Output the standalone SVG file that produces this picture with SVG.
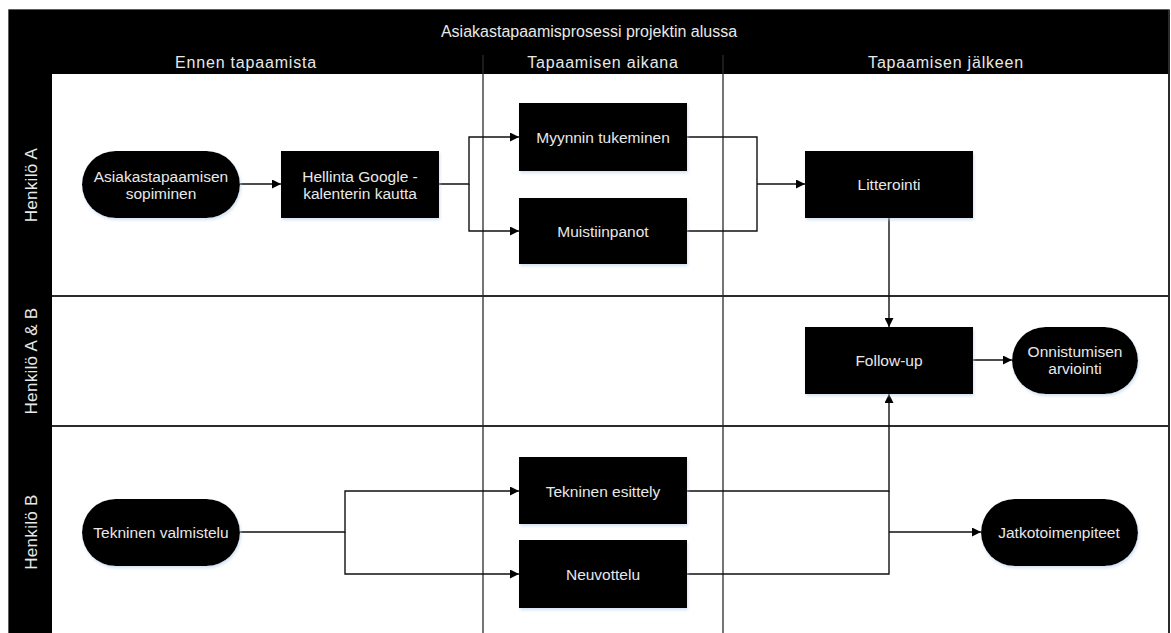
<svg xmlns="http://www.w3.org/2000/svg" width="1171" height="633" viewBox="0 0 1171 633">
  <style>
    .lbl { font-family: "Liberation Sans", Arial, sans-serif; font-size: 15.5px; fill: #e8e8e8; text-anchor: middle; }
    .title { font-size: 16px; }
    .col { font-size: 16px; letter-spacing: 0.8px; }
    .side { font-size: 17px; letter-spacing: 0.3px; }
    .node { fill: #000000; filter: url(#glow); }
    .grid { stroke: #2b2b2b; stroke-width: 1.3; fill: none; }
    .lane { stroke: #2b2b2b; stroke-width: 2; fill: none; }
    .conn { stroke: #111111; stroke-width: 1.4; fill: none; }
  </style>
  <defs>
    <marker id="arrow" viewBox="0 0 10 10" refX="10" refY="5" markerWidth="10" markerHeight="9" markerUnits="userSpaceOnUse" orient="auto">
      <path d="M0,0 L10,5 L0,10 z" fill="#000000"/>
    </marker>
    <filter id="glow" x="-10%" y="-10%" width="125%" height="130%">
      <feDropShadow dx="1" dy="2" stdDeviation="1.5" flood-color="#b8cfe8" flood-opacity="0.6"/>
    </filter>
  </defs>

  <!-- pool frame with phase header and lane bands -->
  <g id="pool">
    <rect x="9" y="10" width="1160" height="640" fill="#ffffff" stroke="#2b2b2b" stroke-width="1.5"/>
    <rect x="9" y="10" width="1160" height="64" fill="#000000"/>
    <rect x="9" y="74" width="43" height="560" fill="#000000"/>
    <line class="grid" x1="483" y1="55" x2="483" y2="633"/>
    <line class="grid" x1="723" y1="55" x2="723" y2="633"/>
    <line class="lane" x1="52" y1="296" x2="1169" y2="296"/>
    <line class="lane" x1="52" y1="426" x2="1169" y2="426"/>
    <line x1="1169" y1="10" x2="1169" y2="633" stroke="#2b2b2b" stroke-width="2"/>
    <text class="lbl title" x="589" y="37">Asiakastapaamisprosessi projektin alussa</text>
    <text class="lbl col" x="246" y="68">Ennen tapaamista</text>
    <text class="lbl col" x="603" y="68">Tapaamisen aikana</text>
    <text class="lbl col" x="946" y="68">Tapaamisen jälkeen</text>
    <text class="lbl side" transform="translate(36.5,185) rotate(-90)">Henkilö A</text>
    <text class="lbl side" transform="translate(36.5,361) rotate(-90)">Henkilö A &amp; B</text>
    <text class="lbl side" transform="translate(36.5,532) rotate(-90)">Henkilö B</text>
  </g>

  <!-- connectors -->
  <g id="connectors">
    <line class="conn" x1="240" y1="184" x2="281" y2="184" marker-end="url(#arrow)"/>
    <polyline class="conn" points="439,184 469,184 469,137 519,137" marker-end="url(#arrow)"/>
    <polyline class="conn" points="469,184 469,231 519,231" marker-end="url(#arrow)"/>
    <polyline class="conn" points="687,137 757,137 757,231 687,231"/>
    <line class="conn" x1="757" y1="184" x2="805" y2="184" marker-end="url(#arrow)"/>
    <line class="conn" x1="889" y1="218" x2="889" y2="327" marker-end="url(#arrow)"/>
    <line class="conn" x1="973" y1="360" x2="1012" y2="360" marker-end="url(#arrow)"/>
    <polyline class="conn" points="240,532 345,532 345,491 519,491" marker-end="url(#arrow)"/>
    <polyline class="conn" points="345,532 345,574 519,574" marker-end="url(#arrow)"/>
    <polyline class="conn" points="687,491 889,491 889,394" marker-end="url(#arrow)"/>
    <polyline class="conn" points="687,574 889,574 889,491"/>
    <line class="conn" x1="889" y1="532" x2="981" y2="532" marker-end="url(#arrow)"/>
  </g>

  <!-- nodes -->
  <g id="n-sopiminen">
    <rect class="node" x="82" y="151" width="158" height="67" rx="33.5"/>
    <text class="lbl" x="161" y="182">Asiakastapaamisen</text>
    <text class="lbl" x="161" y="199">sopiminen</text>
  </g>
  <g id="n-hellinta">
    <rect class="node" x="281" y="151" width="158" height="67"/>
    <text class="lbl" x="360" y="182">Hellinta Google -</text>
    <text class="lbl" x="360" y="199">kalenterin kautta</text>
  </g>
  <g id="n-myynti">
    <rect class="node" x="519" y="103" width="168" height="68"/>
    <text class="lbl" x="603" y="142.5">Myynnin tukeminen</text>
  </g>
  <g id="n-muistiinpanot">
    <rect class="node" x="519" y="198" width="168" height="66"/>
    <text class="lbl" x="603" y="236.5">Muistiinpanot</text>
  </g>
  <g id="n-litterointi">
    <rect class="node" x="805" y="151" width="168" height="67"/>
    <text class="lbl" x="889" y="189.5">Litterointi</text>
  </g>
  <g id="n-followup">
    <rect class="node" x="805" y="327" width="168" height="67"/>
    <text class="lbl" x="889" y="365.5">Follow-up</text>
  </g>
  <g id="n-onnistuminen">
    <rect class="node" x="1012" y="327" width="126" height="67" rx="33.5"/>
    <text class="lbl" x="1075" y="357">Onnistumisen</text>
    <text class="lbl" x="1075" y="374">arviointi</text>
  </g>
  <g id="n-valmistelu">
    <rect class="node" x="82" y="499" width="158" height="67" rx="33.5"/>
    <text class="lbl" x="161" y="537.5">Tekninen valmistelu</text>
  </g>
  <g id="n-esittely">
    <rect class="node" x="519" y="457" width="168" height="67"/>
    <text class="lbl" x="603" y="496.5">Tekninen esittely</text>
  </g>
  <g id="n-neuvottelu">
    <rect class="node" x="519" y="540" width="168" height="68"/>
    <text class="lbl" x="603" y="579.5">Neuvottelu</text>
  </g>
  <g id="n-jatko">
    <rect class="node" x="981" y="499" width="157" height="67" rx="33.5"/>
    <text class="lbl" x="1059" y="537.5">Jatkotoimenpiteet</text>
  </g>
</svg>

++++++++

• _REQUEST_
Could you repeat all of the material exactly? Pictures should not be copied.

• _TASK SOLUTION_
Output the standalone SVG file that produces this picture with SVG.
<svg xmlns="http://www.w3.org/2000/svg" width="1171" height="633" viewBox="0 0 1171 633">
  <style>
    .lbl { font-family: "Liberation Sans", Arial, sans-serif; font-size: 15.5px; fill: #e8e8e8; text-anchor: middle; }
    .title { font-size: 16px; }
    .col { font-size: 16px; letter-spacing: 0.8px; }
    .side { font-size: 17px; letter-spacing: 0.3px; }
    .node { fill: #000000; filter: url(#glow); }
    .grid { stroke: #2b2b2b; stroke-width: 1.3; fill: none; }
    .lane { stroke: #2b2b2b; stroke-width: 2; fill: none; }
    .conn { stroke: #111111; stroke-width: 1.4; fill: none; }
  </style>
  <defs>
    <marker id="arrow" viewBox="0 0 10 10" refX="10" refY="5" markerWidth="10" markerHeight="9" markerUnits="userSpaceOnUse" orient="auto">
      <path d="M0,0 L10,5 L0,10 z" fill="#000000"/>
    </marker>
    <filter id="glow" x="-10%" y="-10%" width="125%" height="130%">
      <feDropShadow dx="1" dy="2" stdDeviation="1.5" flood-color="#b8cfe8" flood-opacity="0.6"/>
    </filter>
  </defs>

  <!-- pool frame with phase header and lane bands -->
  <g id="pool">
    <rect x="9" y="10" width="1160" height="640" fill="#ffffff" stroke="#2b2b2b" stroke-width="1.5"/>
    <rect x="9" y="10" width="1160" height="64" fill="#000000"/>
    <rect x="9" y="74" width="43" height="560" fill="#000000"/>
    <line class="grid" x1="483" y1="55" x2="483" y2="633"/>
    <line class="grid" x1="723" y1="55" x2="723" y2="633"/>
    <line class="lane" x1="52" y1="296" x2="1169" y2="296"/>
    <line class="lane" x1="52" y1="426" x2="1169" y2="426"/>
    <line x1="1169" y1="10" x2="1169" y2="633" stroke="#2b2b2b" stroke-width="2"/>
    <text class="lbl title" x="589" y="37">Asiakastapaamisprosessi projektin alussa</text>
    <text class="lbl col" x="246" y="68">Ennen tapaamista</text>
    <text class="lbl col" x="603" y="68">Tapaamisen aikana</text>
    <text class="lbl col" x="946" y="68">Tapaamisen jälkeen</text>
    <text class="lbl side" transform="translate(36.5,185) rotate(-90)">Henkilö A</text>
    <text class="lbl side" transform="translate(36.5,361) rotate(-90)">Henkilö A &amp; B</text>
    <text class="lbl side" transform="translate(36.5,532) rotate(-90)">Henkilö B</text>
  </g>

  <!-- connectors -->
  <g id="connectors">
    <line class="conn" x1="240" y1="184" x2="281" y2="184" marker-end="url(#arrow)"/>
    <polyline class="conn" points="439,184 469,184 469,137 519,137" marker-end="url(#arrow)"/>
    <polyline class="conn" points="469,184 469,231 519,231" marker-end="url(#arrow)"/>
    <polyline class="conn" points="687,137 757,137 757,231 687,231"/>
    <line class="conn" x1="757" y1="184" x2="805" y2="184" marker-end="url(#arrow)"/>
    <line class="conn" x1="889" y1="218" x2="889" y2="327" marker-end="url(#arrow)"/>
    <line class="conn" x1="973" y1="360" x2="1012" y2="360" marker-end="url(#arrow)"/>
    <polyline class="conn" points="240,532 345,532 345,491 519,491" marker-end="url(#arrow)"/>
    <polyline class="conn" points="345,532 345,574 519,574" marker-end="url(#arrow)"/>
    <polyline class="conn" points="687,491 889,491 889,394" marker-end="url(#arrow)"/>
    <polyline class="conn" points="687,574 889,574 889,491"/>
    <line class="conn" x1="889" y1="532" x2="981" y2="532" marker-end="url(#arrow)"/>
  </g>

  <!-- nodes -->
  <g id="n-sopiminen">
    <rect class="node" x="82" y="151" width="158" height="67" rx="33.5"/>
    <text class="lbl" x="161" y="182">Asiakastapaamisen</text>
    <text class="lbl" x="161" y="199">sopiminen</text>
  </g>
  <g id="n-hellinta">
    <rect class="node" x="281" y="151" width="158" height="67"/>
    <text class="lbl" x="360" y="182">Hellinta Google -</text>
    <text class="lbl" x="360" y="199">kalenterin kautta</text>
  </g>
  <g id="n-myynti">
    <rect class="node" x="519" y="103" width="168" height="68"/>
    <text class="lbl" x="603" y="142.5">Myynnin tukeminen</text>
  </g>
  <g id="n-muistiinpanot">
    <rect class="node" x="519" y="198" width="168" height="66"/>
    <text class="lbl" x="603" y="236.5">Muistiinpanot</text>
  </g>
  <g id="n-litterointi">
    <rect class="node" x="805" y="151" width="168" height="67"/>
    <text class="lbl" x="889" y="189.5">Litterointi</text>
  </g>
  <g id="n-followup">
    <rect class="node" x="805" y="327" width="168" height="67"/>
    <text class="lbl" x="889" y="365.5">Follow-up</text>
  </g>
  <g id="n-onnistuminen">
    <rect class="node" x="1012" y="327" width="126" height="67" rx="33.5"/>
    <text class="lbl" x="1075" y="357">Onnistumisen</text>
    <text class="lbl" x="1075" y="374">arviointi</text>
  </g>
  <g id="n-valmistelu">
    <rect class="node" x="82" y="499" width="158" height="67" rx="33.5"/>
    <text class="lbl" x="161" y="537.5">Tekninen valmistelu</text>
  </g>
  <g id="n-esittely">
    <rect class="node" x="519" y="457" width="168" height="67"/>
    <text class="lbl" x="603" y="496.5">Tekninen esittely</text>
  </g>
  <g id="n-neuvottelu">
    <rect class="node" x="519" y="540" width="168" height="68"/>
    <text class="lbl" x="603" y="579.5">Neuvottelu</text>
  </g>
  <g id="n-jatko">
    <rect class="node" x="981" y="499" width="157" height="67" rx="33.5"/>
    <text class="lbl" x="1059" y="537.5">Jatkotoimenpiteet</text>
  </g>
</svg>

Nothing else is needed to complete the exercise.